Zahlen, von denen der Gegner VfL Wolfsburg nur träumen kann. Die Wölfe haben ihr relativ kleines Stadion nicht einmal in der Champions League voll bekommen. Zuletzt sammelten jedoch beide Klubs sportlich ein paar Pluspunkte, die zumindest ein enges und spannendes Duell im Abstiegskampf erhoffen ließen. Im Kalenderjahr 2017 hat der HSV neun seiner 16 Heimspiele gewonnen und lediglich vier verloren; Wolfsburg hingegen zeigte beim 3:0 gegen Borussia Mönchengladbach in der vergangenen Woche nach langer Zeit, dass dieser teuer zusammengestellte Kader zu mehr als nur ein paar Unentschieden in der Lage ist.

In Hamburg würden seine Mannschaft „viele lange Bälle“ erwarten, hatte Gäste-Trainer Martin Schmidt vorausgesagt.Damit hatte er den kompakt verteidigenden und destruktiv agierenden HSV zumindest teilweise richtig eingeschätzt. Dass Wolfsburg in 90 Minuten keinen einzigen Schuss aufs Tor abgab, lag aber eher an der Hamburger Entschlossenheit in den Zweikämpfen.
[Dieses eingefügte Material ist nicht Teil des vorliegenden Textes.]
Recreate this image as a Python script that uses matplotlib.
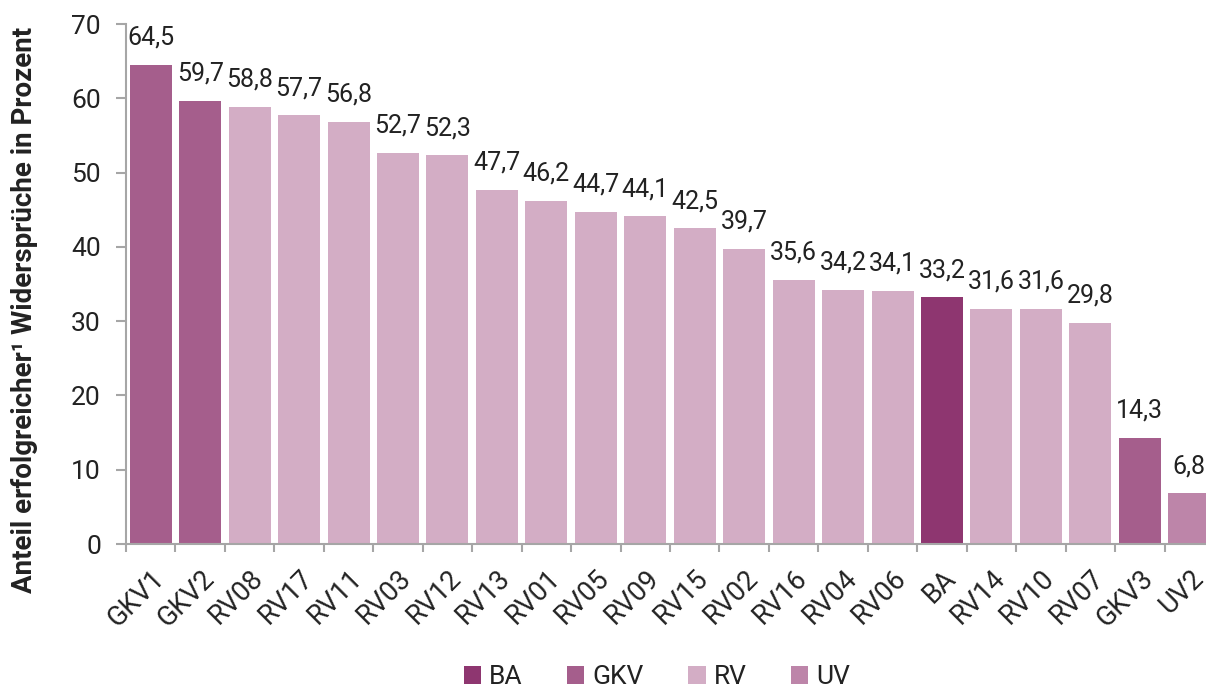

Auf Hamburgs Seite gab es zwar deutlich mehr Schussversuche, die Anzahl der Großchancen blieb trotzdem überschaubar. Die beste vergab der junge Stürmer Fiete Arp nach starker Einzelaktion in der ersten Hälfte nur knapp. Zu mehr als einem 0:0 reichte es an diesem kalten Samstagnachmittag einfach nicht. Und die ohnehin großen Lücken auf den Tribünen wurden kurz vor Schlusspfiff noch größer. Und eine Besserung ist auch nicht in Sicht: Für das anstehende Spiel gegen Eintracht Frankfurt sind bisher keine 40.000 Karten verkauft.